Definition
A state of aircraft balance in which the center of gravity is forward enough that the airplane has a persistent tendency to pitch the nose down, requiring the pilot to apply continuous back pressure on the elevator (or set nose-up trim) to maintain level flight.
Plain English
The airplane wants to drop its nose on its own, so the pilot has to keep gently pulling back on the controls to hold the nose where they want it.
Context Anchor
Seen in flight control and trim tab discussions, especially when explaining how trim reduces the force a pilot must hold on the controls.
Derivation
“Nose” means the front of the airplane, and “heavy” means it acts as though that front end wants to drop. The phrase helps because the airplane may not literally have too much weight in the nose; it simply behaves that way in pitch.
Why Pilots Care
It increases control forces, raises stall speed, and can reduce climb performance if left uncorrected.
Intuition Check
Nose-heavy does not always mean the nose is physically overloaded.
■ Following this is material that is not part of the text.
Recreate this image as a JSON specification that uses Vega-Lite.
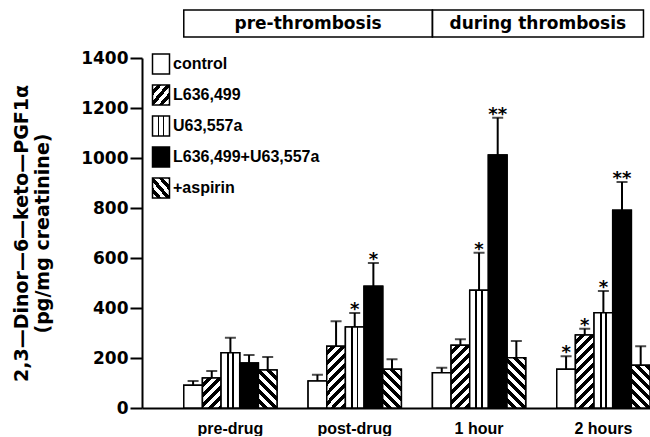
{
  "$schema": "https://vega.github.io/schema/vega-lite/v6.json",
  "background": "white",
  "padding": {"left": 12, "top": 9, "right": 0, "bottom": 0},
  "params": [
    {"name": "hstops", "value": [
      {"offset": 0, "color": "white"}, {"offset": 0.041667, "color": "white"}, {"offset": 0.041667, "color": "black"}, {"offset": 0.083333, "color": "black"},
      {"offset": 0.083333, "color": "white"}, {"offset": 0.125, "color": "white"}, {"offset": 0.125, "color": "black"}, {"offset": 0.166667, "color": "black"},
      {"offset": 0.166667, "color": "white"}, {"offset": 0.208333, "color": "white"}, {"offset": 0.208333, "color": "black"}, {"offset": 0.25, "color": "black"},
      {"offset": 0.25, "color": "white"}, {"offset": 0.291667, "color": "white"}, {"offset": 0.291667, "color": "black"}, {"offset": 0.333333, "color": "black"},
      {"offset": 0.333333, "color": "white"}, {"offset": 0.375, "color": "white"}, {"offset": 0.375, "color": "black"}, {"offset": 0.416667, "color": "black"},
      {"offset": 0.416667, "color": "white"}, {"offset": 0.458333, "color": "white"}, {"offset": 0.458333, "color": "black"}, {"offset": 0.5, "color": "black"},
      {"offset": 0.5, "color": "white"}, {"offset": 0.541667, "color": "white"}, {"offset": 0.541667, "color": "black"}, {"offset": 0.583333, "color": "black"},
      {"offset": 0.583333, "color": "white"}, {"offset": 0.625, "color": "white"}, {"offset": 0.625, "color": "black"}, {"offset": 0.666667, "color": "black"},
      {"offset": 0.666667, "color": "white"}, {"offset": 0.708333, "color": "white"}, {"offset": 0.708333, "color": "black"}, {"offset": 0.75, "color": "black"},
      {"offset": 0.75, "color": "white"}, {"offset": 0.791667, "color": "white"}, {"offset": 0.791667, "color": "black"}, {"offset": 0.833333, "color": "black"},
      {"offset": 0.833333, "color": "white"}, {"offset": 0.875, "color": "white"}, {"offset": 0.875, "color": "black"}, {"offset": 0.916667, "color": "black"},
      {"offset": 0.916667, "color": "white"}, {"offset": 0.958333, "color": "white"}, {"offset": 0.958333, "color": "black"}, {"offset": 1, "color": "black"}
    ]},
    {"name": "gVert", "value": {"gradient": "linear", "x1": 0, "y1": 0, "x2": 1, "y2": 0, "stops": [
      {"offset": 0, "color": "white"}, {"offset": 0.3, "color": "white"}, {"offset": 0.3, "color": "black"}, {"offset": 0.4, "color": "black"},
      {"offset": 0.4, "color": "white"}, {"offset": 0.6, "color": "white"}, {"offset": 0.6, "color": "black"}, {"offset": 0.7, "color": "black"},
      {"offset": 0.7, "color": "white"}, {"offset": 1, "color": "white"}
    ]}},
    {"name": "gSlash", "value": {"gradient": "linear", "x1": 0, "y1": 0, "x2": 1, "y2": 1, "stops": [
      {"offset": 0, "color": "white"}, {"offset": 0.135, "color": "white"}, {"offset": 0.135, "color": "black"}, {"offset": 0.27, "color": "black"},
      {"offset": 0.27, "color": "white"}, {"offset": 0.405, "color": "white"}, {"offset": 0.405, "color": "black"}, {"offset": 0.54, "color": "black"},
      {"offset": 0.54, "color": "white"}, {"offset": 0.675, "color": "white"}, {"offset": 0.675, "color": "black"}, {"offset": 0.81, "color": "black"},
      {"offset": 0.81, "color": "white"}, {"offset": 0.945, "color": "white"}, {"offset": 0.945, "color": "black"}, {"offset": 1, "color": "black"}
    ]}},
    {"name": "gBack", "value": {"gradient": "linear", "x1": 0, "y1": 1, "x2": 1, "y2": 0, "stops": [
      {"offset": 0, "color": "white"}, {"offset": 0.135, "color": "white"}, {"offset": 0.135, "color": "black"}, {"offset": 0.27, "color": "black"},
      {"offset": 0.27, "color": "white"}, {"offset": 0.405, "color": "white"}, {"offset": 0.405, "color": "black"}, {"offset": 0.54, "color": "black"},
      {"offset": 0.54, "color": "white"}, {"offset": 0.675, "color": "white"}, {"offset": 0.675, "color": "black"}, {"offset": 0.81, "color": "black"},
      {"offset": 0.81, "color": "white"}, {"offset": 0.945, "color": "white"}, {"offset": 0.945, "color": "black"}, {"offset": 1, "color": "black"}
    ]}}
  ],
  "spacing": 11,
  "resolve": {"scale": {"fill": "independent"}, "legend": {"fill": "independent"}},
  "vconcat": [
    {
      "width": 508,
      "height": 27,
      "data": {"values": [
        {"label": "pre-thrombosis", "from": "pre-drug", "to": "1 hour"},
        {"label": "during thrombosis", "from": "1 hour", "to": "2 hours"}
      ]},
      "layer": [
        {
          "transform": [{"filter": "datum.label === 'pre-thrombosis'"}],
          "mark": {"type": "rect", "filled": false, "stroke": "black", "strokeWidth": 1.5},
          "encoding": {
            "x": {"field": "from", "type": "nominal", "bandPosition": 0, "scale": {"domain": ["pre-drug", "post-drug", "1 hour", "2 hours"], "paddingInner": 0.25, "paddingOuter": 0.168, "align": 1}, "axis": null},
            "x2": {"field": "to", "bandPosition": 0}
          }
        },
        {
          "transform": [{"filter": "datum.label === 'during thrombosis'"}],
          "mark": {"type": "rect", "filled": false, "stroke": "black", "strokeWidth": 1.5},
          "encoding": {
            "x": {"field": "from", "type": "nominal", "bandPosition": 0, "scale": {"domain": ["pre-drug", "post-drug", "1 hour", "2 hours"], "paddingInner": 0.25, "paddingOuter": 0.168, "align": 1}, "axis": null},
            "x2": {"field": "to", "bandPosition": 0.93}
          }
        },
        {
          "transform": [{"filter": "datum.label === 'pre-thrombosis'"}],
          "mark": {"type": "text", "font": "DejaVu Sans", "fontWeight": "bold", "fontSize": 17, "color": "black", "align": "center", "baseline": "middle"},
          "encoding": {
            "x": {"field": "from", "type": "nominal", "bandPosition": 1.333, "scale": {"domain": ["pre-drug", "post-drug", "1 hour", "2 hours"], "paddingInner": 0.25, "paddingOuter": 0.168, "align": 1}, "axis": null},
            "text": {"field": "label"}
          }
        },
        {
          "transform": [{"filter": "datum.label === 'during thrombosis'"}],
          "mark": {"type": "text", "font": "DejaVu Sans", "fontWeight": "bold", "fontSize": 17, "color": "black", "align": "center", "baseline": "middle"},
          "encoding": {
            "x": {"field": "from", "type": "nominal", "bandPosition": 1.13, "scale": {"domain": ["pre-drug", "post-drug", "1 hour", "2 hours"], "paddingInner": 0.25, "paddingOuter": 0.168, "align": 1}, "axis": null},
            "text": {"field": "label"}
          }
        }
      ]
    },
    {
      "width": 508,
      "height": 350,
      "data": {"values": [
        {"group": "pre-drug", "series": "control", "mean": 91, "upper": 108, "sig": ""},
        {"group": "pre-drug", "series": "L636,499", "mean": 120, "upper": 148, "sig": ""},
        {"group": "pre-drug", "series": "U63,557a", "mean": 221, "upper": 281, "sig": ""},
        {"group": "pre-drug", "series": "L636,499+U63,557a", "mean": 180, "upper": 212, "sig": ""},
        {"group": "pre-drug", "series": "+aspirin", "mean": 152, "upper": 204, "sig": ""},
        {"group": "post-drug", "series": "control", "mean": 108, "upper": 133, "sig": ""},
        {"group": "post-drug", "series": "L636,499", "mean": 247, "upper": 347, "sig": ""},
        {"group": "post-drug", "series": "U63,557a", "mean": 324, "upper": 380, "sig": "*"},
        {"group": "post-drug", "series": "L636,499+U63,557a", "mean": 487, "upper": 580, "sig": "*"},
        {"group": "post-drug", "series": "+aspirin", "mean": 155, "upper": 195, "sig": ""},
        {"group": "1 hour", "series": "control", "mean": 141, "upper": 161, "sig": ""},
        {"group": "1 hour", "series": "L636,499", "mean": 251, "upper": 275, "sig": ""},
        {"group": "1 hour", "series": "U63,557a", "mean": 471, "upper": 621, "sig": "*"},
        {"group": "1 hour", "series": "L636,499+U63,557a", "mean": 1012, "upper": 1161, "sig": "**"},
        {"group": "1 hour", "series": "+aspirin", "mean": 201, "upper": 268, "sig": ""},
        {"group": "2 hours", "series": "control", "mean": 155, "upper": 207, "sig": "*"},
        {"group": "2 hours", "series": "L636,499", "mean": 292, "upper": 317, "sig": "*"},
        {"group": "2 hours", "series": "U63,557a", "mean": 381, "upper": 468, "sig": "*"},
        {"group": "2 hours", "series": "L636,499+U63,557a", "mean": 791, "upper": 904, "sig": "**"},
        {"group": "2 hours", "series": "+aspirin", "mean": 171, "upper": 247, "sig": ""}
      ]},
      "encoding": {
        "x": {
          "field": "group", "type": "nominal",
          "scale": {"domain": ["pre-drug", "post-drug", "1 hour", "2 hours"], "paddingInner": 0.25, "paddingOuter": 0.168, "align": 1},
          "axis": {"title": null, "ticks": false, "labelPadding": 12, "labelFont": "Liberation Sans", "labelFontWeight": "bold", "labelFontSize": 16, "labelAngle": 0, "labelColor": "black", "domainWidth": 2, "domainColor": "black"}
        },
        "xOffset": {"field": "series", "type": "nominal", "scale": {"domain": ["control", "L636,499", "U63,557a", "L636,499+U63,557a", "+aspirin"], "paddingInner": 0, "paddingOuter": 0}}
      },
      "layer": [
        {
          "mark": {"type": "bar", "stroke": "black", "strokeWidth": 1.5},
          "encoding": {
            "y": {
              "field": "mean", "type": "quantitative",
              "scale": {"domain": [0, 1400], "nice": false},
              "axis": {"title": ["2,3—Dinor—6—keto—PGF1α", "(pg/mg creatinine)"], "values": [0, 200, 400, 600, 800, 1000, 1200, 1400], "format": "d", "tickSize": 12, "tickWidth": 2, "tickColor": "black", "domainWidth": 2, "domainColor": "black", "labelFont": "DejaVu Sans", "labelFontWeight": "bold", "labelFontSize": 17, "labelPadding": 2, "labelColor": "black", "titleFont": "DejaVu Sans", "titleFontWeight": "bold", "titleFontSize": 19, "titleLineHeight": 21, "titlePadding": 28, "titleColor": "black"}
            },
            "fill": {
              "field": "series", "type": "nominal",
              "scale": {
                "domain": ["control", "L636,499", "U63,557a", "L636,499+U63,557a", "+aspirin"],
                "range": ["white", {"expr": "gSlash"}, {"expr": "gVert"}, "black", {"expr": "gBack"}]
              },
              "legend": {"title": null, "orient": "none", "legendX": 8, "legendY": -5, "symbolType": "M-0.85,-1H0.85V1H-0.85Z", "symbolSize": 400, "symbolStrokeColor": "black", "symbolStrokeWidth": 1.5, "symbolOpacity": 1, "labelFont": "Liberation Sans", "labelFontWeight": "bold", "labelFontSize": 16, "labelColor": "black", "labelOffset": 1, "rowPadding": 5}
            }
          }
        },
        {
          "mark": {
            "type": "bar", "stroke": "black", "strokeWidth": 1.5,
            "fill": {"expr": "datum.series === 'control' ? 'white' : datum.series === 'L636,499+U63,557a' ? 'black' : datum.series === 'U63,557a' ? gVert : datum.series === 'L636,499' ? {gradient: 'linear', x1: 0, y1: 0, x2: 2238 / (347.8 + datum.mean * datum.mean / 16), y2: 30 * datum.mean / (347.8 + datum.mean * datum.mean / 16), stops: hstops} : {gradient: 'linear', x1: 0, y1: 1, x2: 2238 / (347.8 + datum.mean * datum.mean / 16), y2: 1 - 30 * datum.mean / (347.8 + datum.mean * datum.mean / 16), stops: hstops}"}
          },
          "encoding": {"y": {"field": "mean", "type": "quantitative"}}
        },
        {
          "mark": {"type": "rule", "color": "black", "strokeWidth": 2},
          "encoding": {"y": {"field": "mean", "type": "quantitative"}, "y2": {"field": "upper"}}
        },
        {
          "mark": {"type": "tick", "color": "black", "orient": "horizontal", "size": 11, "thickness": 2},
          "encoding": {"y": {"field": "upper", "type": "quantitative"}}
        },
        {
          "mark": {"type": "text", "font": "DejaVu Sans", "fontWeight": "bold", "fontSize": 18, "color": "black", "align": "center", "baseline": "alphabetic", "dy": 2},
          "encoding": {"y": {"field": "upper", "type": "quantitative"}, "text": {"field": "sig"}}
        }
      ]
    }
  ],
  "config": {
    "view": {"stroke": null},
    "axis": {"grid": false}
  }
}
It means the airplane is tending to pitch nose-down unless the pilot or trim corrects it.
Example Sentence 1
After loading two passengers in the front seats and leaving the baggage compartment empty, the pilot noticed a nose-heavy condition and adjusted the trim for nose-up to relieve the back pressure on the yoke.
Example Sentence 2
In a nose-heavy condition the elevator must be held aft or the trim tab deflected upward to maintain level flight at cruise speed.